Protecting the right to food: Lessons from Eastern and Southern Africa

27 April 2012

food_eastern_southern_hp

While figures differ somewhat, the UN Food and Agricultural Organization (FAO) estimates that 925 million people around the globe, almost one person in seven, go to bed hungry every night.

Hunger and malnutrition remain key global challenges, with many Governments struggling to address the needs of their populations and to meet the Millennium Development Goal target of halving the proportion of people who suffer from hunger by 2015.

“Fighting hunger and malnutrition is not merely a humanitarian cause but rather a matter of empowering people to claim their rights and to hold Governments accountable,” said Olivier De Schutter, the UN Special Rapporteur on the right to food, at a recent expert summit held in Nairobi, Kenya.

What steps must Governments take to secure the right to food in their countries? How well are countries in Eastern and Southern Africa proceeding along this path, and how can the best practices be shared? These were the questions underpinning the right to food consultation.

More than 45 food experts, parliamentarians, human rights institutions, policy-makers, food producers organizations and NGOs from Kenya, Malawi, Mozambique, Rwanda, South Africa, Uganda, Tanzania, Zambia and Zimbabwe took part in the meeting organized by the United Nations Office of the High Commissioner for Human Rights (OHCHR) in cooperation with the Food and Agriculture Organization of the United Nations (FAO) for the Special Rapporteur.

“Political will, civil society participation and empowerment, and the establishment of monitoring mechanisms are key elements of any strategy against hunger,” said De Schutter.

In order to meet their domestic obligations regarding the right to food, States should introduce domestic legal protections for this right in national constitutions and laws.

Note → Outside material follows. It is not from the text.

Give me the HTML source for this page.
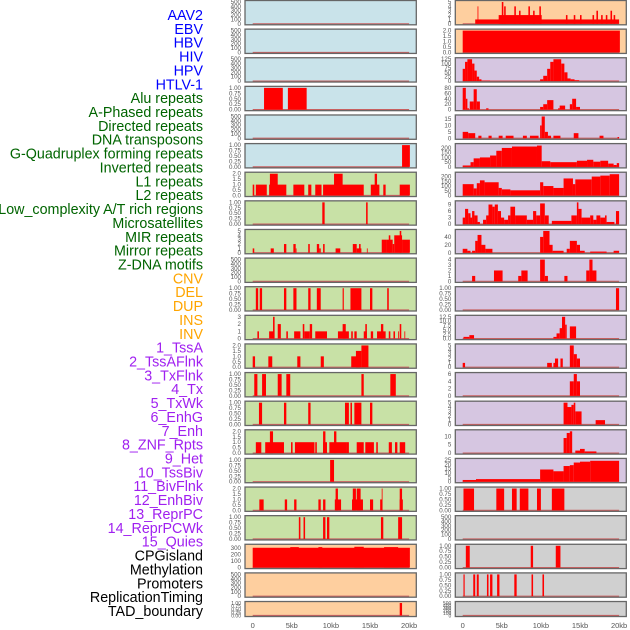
<!DOCTYPE html>
<html><head><meta charset="utf-8"><style>
body{margin:0;background:#fff;width:630px;height:630px;overflow:hidden;font-family:"Liberation Sans",sans-serif}
svg{display:block}
</style></head><body>
<svg id="chart" width="630" height="630" xmlns="http://www.w3.org/2000/svg"></svg>
<script>
const labels=["AAV2","EBV","HBV","HIV","HPV","HTLV-1","Alu repeats","A-Phased repeats","Directed repeats","DNA transposons","G-Quadruplex forming repeats","Inverted repeats","L1 repeats","L2 repeats","Low_complexity A/T rich regions","Microsatellites","MIR repeats","Mirror repeats","Z-DNA motifs","CNV","DEL","DUP","INS","INV","1_TssA","2_TssAFlnk","3_TxFlnk","4_Tx","5_TxWk","6_EnhG","7_Enh","8_ZNF_Rpts","9_Het","10_TssBiv","11_BivFlnk","12_EnhBiv","13_ReprPC","14_ReprPCWk","15_Quies","CPGisland","Methylation","Promoters","ReplicationTiming","TAD_boundary"];
const labelGroups=[6,13,5,15,5];
const groupColors=["#0000ff","#006400","#ffa500","#a020f0","#000000"];
const xTicks=[0,5,10,15,20];
const xTickLabels=["0","5kb","10kb","15kb","20kb"];
const T500=["0","100","200","300","400","500"],T1=["0.00","0.25","0.50","0.75","1.00"],T2=["0.0","0.5","1.0","1.5","2.0"];
const midBg=["#c9e3ea","#c9e3ea","#c9e3ea","#c9e3ea","#c9e3ea","#c9e3ea","#c8e1a6","#c8e1a6","#c8e1a6","#c8e1a6","#c8e1a6","#c8e1a6","#c8e1a6","#c8e1a6","#c8e1a6","#c8e1a6","#c8e1a6","#c8e1a6","#c8e1a6","#fecf9f","#fecf9f","#fecf9f"];
const rightBg=["#fecf9f","#fecf9f","#d6c6e1","#d6c6e1","#d6c6e1","#d6c6e1","#d6c6e1","#d6c6e1","#d6c6e1","#d6c6e1","#d6c6e1","#d6c6e1","#d6c6e1","#d6c6e1","#d6c6e1","#d6c6e1","#d6c6e1","#d0d0d0","#d0d0d0","#d0d0d0","#d0d0d0","#d0d0d0"];
const midYmax=[500,500,500,1,500,1,2,1,5,500,1,3,2,1,1,2,1,2,1,330,500,1];
const rightYmax=[5,2,125,80,17,230,230,10,55,4,1,12.5,5,6,5,13,25,1,500,1,1,500];
const midTicks=[T500,T500,T500,T1,T500,T1,T2,T1,["0","1","2","3","4","5"],T500,T1,["0","1","2","3"],T2,T1,T1,T2,T1,T2,T1,["0","100","200","300"],T500,T1];
const rightTicks=[["0","1","2","3","4","5"],T2,["0","25","50","75","100","125"],["0","20","40","60","80"],["0","5","10","15"],["0","50","100","150","200"],["0","50","100","150","200"],["0","3","6","9"],["0","20","40"],["0","1","2","3","4"],T1,["0.0","2.5","5.0","7.5","10.0","12.5"],["0","1","2","3","4","5"],["0","2","4","6"],["0","1","2","3","4","5"],["0","5","10"],["0","5","10","15","20","25"],T1,T500,T1,T1,T500];
// segments: [startKb, endKb, value]
const midData=[
[],[],[],
[[1.45,3.85,1],[4.5,6.9,1]],
[],
[[19.1,20.1,1]],
[[0,0.2,1],[0.4,1.8,1],[2.1,4.3,1],[2.2,3.2,2],[5.2,6.6,1],[7.1,7.5,1],[8.0,8.8,1],[9.0,14.2,1],[10.4,11.5,2],[15.1,16.2,1],[15.6,15.9,2],[16.7,17.0,1],[18.8,20.1,1]],
[[8.9,9.2,1],[14.5,14.7,1]],
[[0,0.2,1],[2.3,2.7,1],[4.0,4.3,2],[5.2,5.5,2],[5.5,5.6,1],[7.1,7.3,2],[8.2,8.5,2],[8.5,8.7,1],[9.0,9.2,2],[10.6,11.2,1],[12.8,13.3,2],[13.3,13.9,1],[13.6,13.8,2],[14.6,14.7,1],[16.5,17.1,3],[17.1,17.9,3],[17.4,17.6,4],[17.9,18.1,2],[18.1,19.1,4],[18.8,19.0,5],[19.1,20.1,3]],
[],
[[0.4,0.7,1],[0.9,1.2,1],[4.0,4.3,1],[5.2,5.6,1],[7.1,7.4,1],[8.2,8.7,1],[11.5,11.65,1],[12.5,13.9,1],[15.0,15.3,1],[17.2,17.4,1]],
[[0.6,0.8,1],[2.1,2.7,1],[2.6,2.8,3],[3.2,3.6,2],[4.3,4.5,1],[5.3,6.1,1],[6.4,6.6,2],[6.6,7.3,1],[7.3,7.6,2],[8.0,9.5,1],[10.9,12.3,1],[11.5,11.9,2],[12.6,12.8,1],[13.0,13.3,1],[14.2,14.6,1],[14.4,14.6,2],[15.1,15.4,1],[15.9,17.0,1],[16.4,16.7,2],[17.4,17.6,1],[18.0,18.2,1],[18.6,18.7,1],[18.8,19.0,2],[19.4,19.5,1]],
[[0,0.3,1],[2.0,2.5,1],[5.7,6.1,1],[8.7,9.1,1],[12.6,13.7,1],[13.2,13.9,1.5],[13.9,14.8,2]],
[[0.2,0.6,1],[1.2,1.7,1],[3.2,3.7,1],[4.3,4.8,1],[13.9,14.2,1],[17.6,18.3,1]],
[[0.8,1.2,1],[4.0,4.3,1],[7.1,7.4,1],[11.8,12.3,1],[12.5,12.7,1],[13.0,13.9,1],[15.0,15.3,1]],
[[0.4,1.1,1],[1.6,4.0,1],[2.2,2.6,2],[4.9,5.1,1],[5.4,7.9,1],[8.0,8.2,1],[9.0,9.5,1],[9.0,9.3,2],[9.8,12.0,1],[10.4,10.7,2],[12.0,12.3,1],[13.3,14.2,1],[14.4,15.5,1],[15.8,16.0,1],[17.4,17.8,1],[18.2,18.5,1],[18.8,19.5,1]],
[[9.9,10.4,1]],
[[0.85,1.4,1],[4.1,4.4,1],[5.3,5.6,1],[8.4,8.7,1],[9.0,9.3,1],[10.5,11.3,1],[10.6,10.9,2],[12.7,14.1,1],[12.8,13.2,2],[13.3,13.8,2],[15.0,15.4,1],[16.3,16.6,1],[16.5,16.6,2],[18.8,19.2,1],[18.8,19.1,2]],
[[5.9,6.1,1],[6.5,6.7,1],[9.0,9.3,1],[9.5,9.8,1],[16.4,16.7,1],[18.6,19.1,1]],
[[0,20.1,300],[4.8,5.9,310],[8.4,8.9,310],[13.0,14.2,315],[16.8,18.6,310]],
[],
[[18.8,19.1,1]]
];
const rightData=[
[[1.6,20.0,1],[4.6,10.1,2],[1.9,2.0,4],[5.0,5.2,5],[5.3,5.5,4],[6.6,6.8,4],[7.2,7.4,3],[8.4,8.6,4],[9.0,9.2,3],[9.8,10.0,4],[13.2,13.4,2],[14.2,14.4,2],[15.0,15.2,2],[16.6,16.8,2],[17.1,17.3,3],[17.7,17.9,2],[18.3,18.5,2],[18.9,19.1,3],[19.3,19.5,2]],
[[0,20.1,2]],
[[0,0.3,70],[0.3,0.6,110],[0.6,1.2,125],[1.2,1.5,100],[1.5,1.8,60],[1.8,2.1,25],[2.1,2.4,10],[2.4,3.5,3],[3.5,20,1],[9.9,10.3,10],[10.3,10.8,30],[10.8,11.2,70],[11.2,11.6,110],[11.6,12.6,125],[12.6,13.0,100],[13.0,13.4,50],[13.4,13.8,15],[13.8,14.3,10],[14.3,14.9,5]],
[[0,0.4,80],[0.4,0.6,40],[0.6,0.8,5],[0.9,1.4,30],[1.4,1.8,75],[1.8,2.2,30],[3.0,3.3,5],[9.9,10.3,10],[10.3,10.8,20],[10.8,11.6,35],[12.2,12.4,5],[12.4,13.1,15],[13.7,14.0,20],[14.0,14.5,40],[14.5,15.0,10]],
[[0,0.7,5],[0.7,1.6,4],[2.0,2.4,2],[3.3,3.7,2],[4.6,5.1,2],[5.5,6.5,2],[7.7,8.2,2],[8.6,9.7,2],[9.9,10.1,10],[10.1,10.5,17],[10.5,10.9,5],[10.9,11.3,2],[11.6,12.5,2],[14.2,14.8,4],[17.5,18.0,2],[19.8,20.0,1]],
[[0,1.0,15],[1.0,1.4,50],[1.4,2.2,90],[2.2,3.5,100],[3.5,4.3,120],[4.3,5.0,170],[5.0,6.3,200],[6.3,9.5,215],[9.5,10.1,225],[10.1,11.2,60],[11.2,14.6,50],[14.6,15.9,65],[15.9,16.7,75],[16.7,17.6,55],[17.6,18.6,65],[18.6,19.3,35],[19.3,19.7,20],[19.7,20.0,40]],
[[0,1.4,120],[1.4,1.8,75],[1.8,2.2,130],[2.2,2.8,160],[2.8,4.6,140],[4.6,5.0,80],[5.0,6.1,65],[6.1,9.9,55],[9.9,10.3,140],[10.3,11.6,100],[11.6,12.9,80],[12.9,14.1,180],[14.1,14.4,120],[14.4,16.5,170],[16.5,17.6,200],[17.6,18.8,210],[18.8,20.0,225]],
[[0,0.3,3],[0.3,0.7,7],[0.7,1.0,5],[1.0,1.2,3],[1.2,1.5,6],[1.5,1.9,4],[1.9,2.2,1],[2.6,3.0,2],[3.0,3.3,4],[3.3,3.8,9],[3.8,4.1,8],[4.1,4.5,9],[4.5,4.9,6],[4.9,5.3,3],[5.3,5.8,2],[5.8,6.1,4],[6.1,6.7,8],[6.7,8.2,4],[8.2,9.0,2],[9.0,9.4,6],[9.4,9.9,4],[9.9,10.5,9.5],[10.5,11.0,4],[11.4,13.9,1.5],[13.9,14.6,4],[14.6,14.8,10],[14.8,15.2,7],[15.2,16.3,3],[16.3,16.7,4],[16.7,17.1,2],[17.1,17.6,4],[17.6,18.2,3],[18.2,18.4,4],[18.4,19.4,1],[19.6,20.0,6]],
[[0,0.6,10],[0.6,1.0,5],[1.2,1.6,5],[1.6,1.9,30],[1.9,2.4,45],[2.4,2.9,20],[2.9,3.8,10],[9.9,10.3,40],[10.3,11.1,55],[11.1,11.5,20],[11.5,12.9,5],[13.3,13.7,10],[13.7,14.6,30],[14.6,15.0,20],[15.0,15.6,5],[16.3,18.4,3],[19.3,20.0,5]],
[[1.2,1.6,1],[4.0,5.1,2],[7.1,7.5,1],[7.5,8.3,2],[9.9,10.5,4],[10.5,10.9,1],[13.0,13.4,1],[15.8,16.2,2],[16.2,16.6,4],[16.6,17.1,2]],
[[19.6,20.0,1]],
[[0.1,0.85,1],[0.85,1.45,2],[11.6,12.0,1],[12.0,12.4,3],[12.4,12.7,6],[12.7,13.1,12.5],[13.1,13.3,8],[13.7,14.5,7]],
[[0,0.3,1],[10.8,11.4,1],[11.6,11.8,1],[11.8,12.2,2],[12.5,12.8,2],[13.7,14.2,5],[14.2,14.6,3],[14.6,15.0,2]],
[[13.7,14.2,4],[14.2,14.6,6],[14.6,15.0,4]],
[[12.9,13.4,5],[13.4,13.9,4],[13.9,14.2,4.5],[14.2,14.4,5],[14.4,15.2,3],[17.0,18.2,1]],
[[12.9,13.3,9],[13.3,13.7,12],[13.7,14.0,13],[14.4,15.0,1.5],[15.0,15.6,2.5],[15.6,17.1,1]],
[[0,1.7,2],[1.7,9.9,3],[9.9,11.6,14],[11.6,12.9,12],[12.9,13.7,18],[13.7,14.2,19],[14.2,15.0,22],[15.0,16.3,23],[16.3,20.0,24]],
[[0.1,1.45,1],[4.3,5.3,1],[6.3,6.9,1],[7.3,8.4,1],[9.5,10.0,1],[11.4,13.0,1]],
[],
[[0.4,0.9,1],[8.7,9.0,1],[11.9,12.5,1]],
[[0.1,0.25,1],[1.35,1.6,1],[1.8,2.05,1],[3.1,3.3,1],[3.5,3.8,1],[4.4,4.7,1],[6.6,6.9,1],[8.8,9.0,1],[10.2,10.4,1]],
[]
];
const NS="http://www.w3.org/2000/svg";
const svg=document.getElementById("chart");
function mk(tag,attrs,parent){const e=document.createElementNS(NS,tag);for(const k in attrs)e.setAttribute(k,attrs[k]);(parent||svg).appendChild(e);return e;}
let gi=0,cnt=0;
labels.forEach((t,i)=>{
  while(cnt>=labelGroups[gi]){cnt=0;gi++;}
  cnt++;
  const el=mk("text",{x:203,y:15+i*13.86+5,"text-anchor":"end","font-size":"14.3",fill:groupColors[gi],"font-family":"Liberation Sans, sans-serif"});
  el.textContent=t;
  
  
});
const cols=[{x0:245,x1:416.3,zero:252.7,bg:midBg,ym:midYmax,tk:midTicks,data:midData,name:'left'},
            {x0:455.3,x1:626.3,zero:462.7,bg:rightBg,ym:rightYmax,tk:rightTicks,data:rightData,name:'right'}];
const pxPerKb=7.82;
cols.forEach(c=>{
  const xs=kb=>c.zero+kb*pxPerKb;
  for(let r=0;r<22;r++){
    const top=28.62*r+0.5, h=(r===21?15:24.3), bot=top+h;
    const g=mk("g",{});
    
    
    mk("rect",{x:c.x0,y:top,width:c.x1-c.x0,height:h,fill:c.bg[r]},g);
    const ymax=c.ym[r];
    const ys=v=>bot-1-v/ymax*(h-2.5);
    mk("line",{x1:xs(0),x2:xs(20),y1:bot-1,y2:bot-1,stroke:"#c86060","stroke-width":1.2},g);
    c.data[r].forEach((s,i)=>{
      const b=mk("rect",{x:xs(s[0]),y:ys(s[2]),width:Math.max(0.8,xs(s[1])-xs(s[0])),height:bot-1-ys(s[2]),fill:"#ff0000"},g);
      
      
    });
    mk("rect",{x:c.x0,y:top,width:c.x1-c.x0,height:h,fill:"none",stroke:"#666","stroke-width":1.3},g);
    c.tk[r].forEach(t=>{
      const v=parseFloat(t);
      const el=mk("text",{x:c.x0-4,y:ys(v)+2,"text-anchor":"end","font-size":(r===21?"5":"6.2"),fill:"#555"},g);
      el.textContent=t;
      
      
    });
  }
  xTicks.forEach((v,i)=>{
    const el=mk("text",{x:xs(v),y:628,"text-anchor":"middle","font-size":"7.5",fill:"#555"});
    el.textContent=xTickLabels[i];
    
    
  });
});
</script>
</body></html>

Constitutional and broader legal protection of the right to food can often be used to challenge laws and practices that lead to violations of the right to food.

“Several countries in the region, including Kenya, Malawi, Mozambique, South Africa, Uganda and Zambia, have succeeded in or are in the process of adopting constitutional protections, laws, and national strategies, policies and programmes to strengthen the protection of the right to food,” he said.

“South Africa has led the way with the inclusion of the right to food in its post-apartheid Constitution,” said De Schutter. “More recently this right was included in the Kenyan Constitution approved by a popular referendum in 2010.”

Zambia may join Kenya and South Africa by inserting the right to food in a new constitution currently under review while Malawi, Mozambique and Uganda have draft laws waiting for adoption by their respective Parliaments. National food policies are also in place in several countries, including Tanzania.

“People are hungry not because there is too little food: they are hungry because they are economically marginalized and politically powerless,” said De Schutter. “Right to Food regional expert meetings involving all relevant actors serve to share best practices and to help countries strengthen laws and policies to ensure that everyone has access to adequate food.”

The Right to Food regional expert meeting, held on 4 and 5 April 2012, convened by the Human Rights Council Special Rapporteur on the right to food, followed a first Right to Food regional expert consultation last year in Bogotá, Colombia, with participants from Latin America and the Caribbean.

The right to food is a human right recognized under international law, which protects the rights of all human beings to feed themselves in dignity, either by producing their food or by purchasing it. The right to food is recognized under Article 25 of the Universal Declaration of Human Rights and under Article 11 of the International Covenant on Economics, social and Cultural Rights and Article 24 of the Convention on the Rights of the Child, among other international human rights treaties.